Here’s a central, critical point about PTSD that APSATS missed, through ignorance or overzealousness - the experiences which create PTSD are traumatic experiences in which there was an actual risk to life and physical integrity. Traumatic experiences occur when you think your life or those around might end suddenly or violently, or when your physical safety and bodily control may be taken away from you, as in rape. Finding out that your partner has been cheating on you? Been watching pornography behind your back? Lied, deceived and betrayed your trust? These things are likely to be emotionally devastating, but I suspect no one in history has died from finding out their trust was betrayed.

Labeling as trauma the experiences of these partners of alleged sex addicts is clinically and diagnostically ludicrous. Worse, it’s offensive and diminishing to the experiences of people who have experienced true trauma, watched people die or had their bodies forcibly violated. Finding out that your partner has cheated on you is NOT the same as fighting a terrible war, losing friends to death, or being raped. Watering down the label of trauma, treating it so casually, stands the real risk of getting in the way of providing treatment to the soldiers and victims who truly need it.

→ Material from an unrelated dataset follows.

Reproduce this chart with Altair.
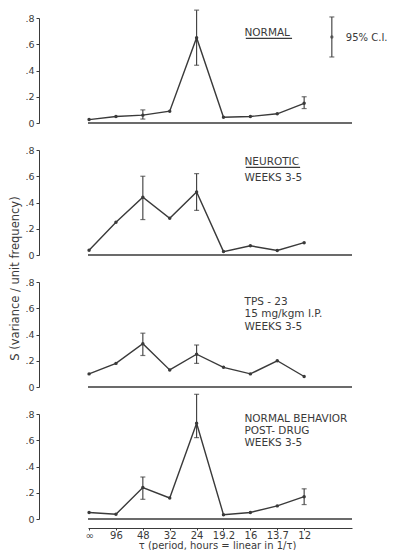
import altair as alt
import pandas as pd

# ---- data ----
x_labels = ["∞", "96", "48", "32", "24", "19.2", "16", "13.7", "12"]
x_index = list(range(9))

normal_s = [0.026, 0.05, 0.06, 0.09, 0.65, 0.044, 0.05, 0.07, 0.15]
normal_err_x = [2, 4, 8]
normal_err_lo = [0.03, 0.44, 0.11]
normal_err_hi = [0.10, 0.86, 0.20]

neurotic_s = [0.036, 0.25, 0.44, 0.28, 0.48, 0.026, 0.07, 0.034, 0.094]
neurotic_err_x = [2, 4]
neurotic_err_lo = [0.27, 0.34]
neurotic_err_hi = [0.60, 0.62]

tps_s = [0.10, 0.18, 0.33, 0.13, 0.25, 0.15, 0.10, 0.20, 0.08]
tps_err_x = [2, 4]
tps_err_lo = [0.24, 0.18]
tps_err_hi = [0.41, 0.32]

post_s = [0.05, 0.036, 0.24, 0.16, 0.73, 0.033, 0.05, 0.10, 0.17]
post_err_x = [2, 4, 8]
post_err_lo = [0.15, 0.62, 0.11]
post_err_hi = [0.32, 0.95, 0.23]

y_ticks = [0, 0.2, 0.4, 0.6, 0.8]
y_title = "S (variance / unit frequency)"
x_title = "τ (period, hours = linear in 1/τ)"

ink = "#3a3a3a"
FONT = "DejaVu Sans"
W, H = 264, 105

xscale = alt.Scale(domain=[-0.04, 9.78], nice=False, zero=False)
yscale = alt.Scale(domain=[0, 0.8], nice=False, zero=False)

label_expr_x = "[" + ",".join("'" + s + "'" for s in x_labels) + "][datum.value]"
label_expr_y = "datum.value == 0 ? '0' : replace(format(datum.value, '.1f'), '0.', '.')"


def make_panel(values, ex, elo, ehi, lines, line_y, underline=None, bottom=False,
               with_title=False, legend=False):
    yaxis_kw = dict(values=y_ticks, labelExpr=label_expr_y, offset=49, tickSize=3,
                    domainColor=ink, tickColor=ink, labelColor=ink, labelFontSize=9.5,
                    labelFont=FONT, grid=False, labelPadding=2)
    if with_title:
        yaxis = alt.Axis(title=y_title, titleFont=FONT, titleFontSize=11.5,
                         titleFontWeight="normal", titleColor=ink, titleY=128,
                         titlePadding=4, **yaxis_kw)
    else:
        yaxis = alt.Axis(title="", **yaxis_kw)
    if bottom:
        xaxis = alt.Axis(
            values=x_index, labelExpr=label_expr_x, offset=9, tickSize=2,
            domainColor=ink, tickColor=ink, labelColor=ink, labelFontSize=10,
            labelFont=FONT, grid=False, labelPadding=0, title=x_title,
            titleFont=FONT, titleFontSize=10, titleFontWeight="normal",
            titleColor=ink, titleX=129, titlePadding=0)
    else:
        xaxis = None

    def X(f):
        return alt.X(f, scale=xscale, axis=xaxis)

    def Y(f):
        return alt.Y(f, scale=yscale, axis=yaxis)

    df = pd.DataFrame({"x": x_index, "s": values})
    line = alt.Chart(df).mark_line(
        color=ink, strokeWidth=1.4,
        point=alt.OverlayMarkDef(filled=True, size=12, color=ink)).encode(
        x=X("x:Q"), y=Y("s:Q"))

    baseline = alt.Chart(pd.DataFrame({"z": [0]})).mark_rule(
        color=ink, strokeWidth=1.3).encode(y=Y("z:Q"))

    edf = pd.DataFrame({"x": ex, "lo": elo, "hi": ehi})
    ebar = alt.Chart(edf).mark_rule(color=ink, strokeWidth=1.1).encode(
        x=X("x:Q"), y=Y("lo:Q"), y2="hi:Q")
    caps = alt.Chart(edf).transform_fold(["lo", "hi"], as_=["k", "v"]).mark_tick(
        color=ink, orient="horizontal", size=5, thickness=1.2).encode(
        x=X("x:Q"), y=Y("v:Q"))

    tdf = pd.DataFrame({"x": [5.78] * len(lines), "y": line_y, "t": lines})
    text = alt.Chart(tdf).mark_text(align="left", baseline="alphabetic", font=FONT,
                                    fontSize=10.5, color=ink).encode(
        x=X("x:Q"), y=Y("y:Q"), text="t:N")

    layers = [baseline, ebar, caps, line, text]
    if underline is not None:
        udf = pd.DataFrame({"x": [underline[0]], "x2": [underline[1]], "y": [underline[2]]})
        layers.append(alt.Chart(udf).mark_rule(color=ink, strokeWidth=1.2).encode(
            x=X("x:Q"), x2="x2:Q", y=Y("y:Q")))
    if legend:
        ldf = pd.DataFrame({"x": [9.03], "lo": [0.503], "hi": [0.808], "m": [0.655]})
        layers.append(alt.Chart(ldf).mark_rule(color=ink, strokeWidth=1.1).encode(
            x=X("x:Q"), y=Y("lo:Q"), y2="hi:Q"))
        layers.append(alt.Chart(ldf).transform_fold(["lo", "hi"], as_=["k", "v"]).mark_tick(
            color=ink, orient="horizontal", size=5, thickness=1.2).encode(
            x=X("x:Q"), y=Y("v:Q")))
        layers.append(alt.Chart(ldf).mark_point(filled=True, size=12, color=ink).encode(
            x=X("x:Q"), y=Y("m:Q")))
        layers.append(alt.Chart(pd.DataFrame({"x": [9.55], "y": [0.625], "t": ["95% C.I."]}))
                      .mark_text(align="left", baseline="alphabetic", font=FONT,
                                 fontSize=10, color=ink).encode(
            x=X("x:Q"), y=Y("y:Q"), text="t:N"))
    return alt.layer(*layers).properties(width=W, height=H)


p1 = make_panel(normal_s, normal_err_x, normal_err_lo, normal_err_hi,
                ["NORMAL"], [0.663], underline=(5.83, 7.55, 0.645), legend=True)
p2 = make_panel(neurotic_s, neurotic_err_x, neurotic_err_lo, neurotic_err_hi,
                ["NEUROTIC", "WEEKS 3-5"], [0.686, 0.564], underline=(5.83, 7.85, 0.668),
                with_title=True)
p3 = make_panel(tps_s, tps_err_x, tps_err_lo, tps_err_hi,
                ["TPS - 23", "15 mg/kgm I.P.", "WEEKS 3-5"], [0.625, 0.53, 0.434])
p4 = make_panel(post_s, post_err_x, post_err_lo, post_err_hi,
                ["NORMAL BEHAVIOR", "POST- DRUG", "WEEKS 3-5"], [0.739, 0.648, 0.556],
                bottom=True)

chart = alt.vconcat(p1, p2, p3, p4, spacing=27, bounds="flush").properties(
    padding={"left": 1, "top": 1, "right": 0, "bottom": 0},
    background="white",
).configure_view(strokeWidth=0)

chart.save("out.html", embed_options={"renderer": "svg", "actions": False})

PTSD is important - but is infidelity the same as real trauma?

Worse yet – this label almost certainly makes the problems even worse. Substantial research shows that when clinicians use the word trauma, and tell patients that they “must have been traumatized by that experience,” the patients believe the clinician. Patients perceive themselves then as damaged, wounded, and disordered. And the patients then began to behave that way. By treating these spouses as “traumatized,” APSATS is sadly guaranteeing that the problems these people are experiencing are going to persist, and probably worsen.

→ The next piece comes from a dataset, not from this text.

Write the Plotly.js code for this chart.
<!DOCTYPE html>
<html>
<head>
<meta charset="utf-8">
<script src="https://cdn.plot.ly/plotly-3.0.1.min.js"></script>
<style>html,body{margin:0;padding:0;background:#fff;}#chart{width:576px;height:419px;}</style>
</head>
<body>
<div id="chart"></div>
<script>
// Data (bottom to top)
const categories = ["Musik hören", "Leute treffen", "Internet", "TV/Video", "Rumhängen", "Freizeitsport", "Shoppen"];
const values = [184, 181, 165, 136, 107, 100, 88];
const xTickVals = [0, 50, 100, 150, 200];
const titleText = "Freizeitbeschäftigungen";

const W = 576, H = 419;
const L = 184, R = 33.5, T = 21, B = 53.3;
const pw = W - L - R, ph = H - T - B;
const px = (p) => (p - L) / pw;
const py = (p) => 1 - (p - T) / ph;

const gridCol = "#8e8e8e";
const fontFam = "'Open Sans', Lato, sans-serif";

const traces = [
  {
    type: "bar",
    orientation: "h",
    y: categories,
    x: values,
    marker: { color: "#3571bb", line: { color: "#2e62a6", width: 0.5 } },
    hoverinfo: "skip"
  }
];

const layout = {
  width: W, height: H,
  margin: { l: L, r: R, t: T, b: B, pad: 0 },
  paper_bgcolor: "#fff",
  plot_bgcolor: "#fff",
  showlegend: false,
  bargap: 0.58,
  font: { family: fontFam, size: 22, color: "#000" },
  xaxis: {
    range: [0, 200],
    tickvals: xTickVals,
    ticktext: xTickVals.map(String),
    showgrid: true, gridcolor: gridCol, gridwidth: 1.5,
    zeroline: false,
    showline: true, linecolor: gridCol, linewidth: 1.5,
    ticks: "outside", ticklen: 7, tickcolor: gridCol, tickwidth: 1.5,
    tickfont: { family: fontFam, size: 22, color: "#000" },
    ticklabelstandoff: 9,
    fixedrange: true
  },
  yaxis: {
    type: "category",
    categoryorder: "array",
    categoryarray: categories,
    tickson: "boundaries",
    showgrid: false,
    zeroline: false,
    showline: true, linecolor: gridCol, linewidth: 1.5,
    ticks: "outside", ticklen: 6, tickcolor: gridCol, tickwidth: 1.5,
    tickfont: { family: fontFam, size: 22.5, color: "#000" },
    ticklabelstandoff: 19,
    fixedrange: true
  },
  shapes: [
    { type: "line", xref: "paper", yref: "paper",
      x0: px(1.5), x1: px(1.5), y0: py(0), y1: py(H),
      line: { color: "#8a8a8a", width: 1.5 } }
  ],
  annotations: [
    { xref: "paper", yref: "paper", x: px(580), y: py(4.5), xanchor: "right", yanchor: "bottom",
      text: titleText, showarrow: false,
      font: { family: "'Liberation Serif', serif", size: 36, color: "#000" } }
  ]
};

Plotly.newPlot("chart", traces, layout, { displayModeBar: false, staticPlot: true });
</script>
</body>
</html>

Diagnostic labels such as trauma and PTSD are important, and clarity and thoughtfulness in their use is critical for good medicine. Pop psychology concepts like “sex addiction induced trauma” have no place in a real discussion of psychological treatment. This latest offshoot of the sex addiction treatment industry simply extends the bad diagnostic approach of sex addiction, to now incorrectly and unethically diagnosing their partners as well. What’s next? Will they try to have “my partner cheated on me” added to the DSM criteria for PTSD?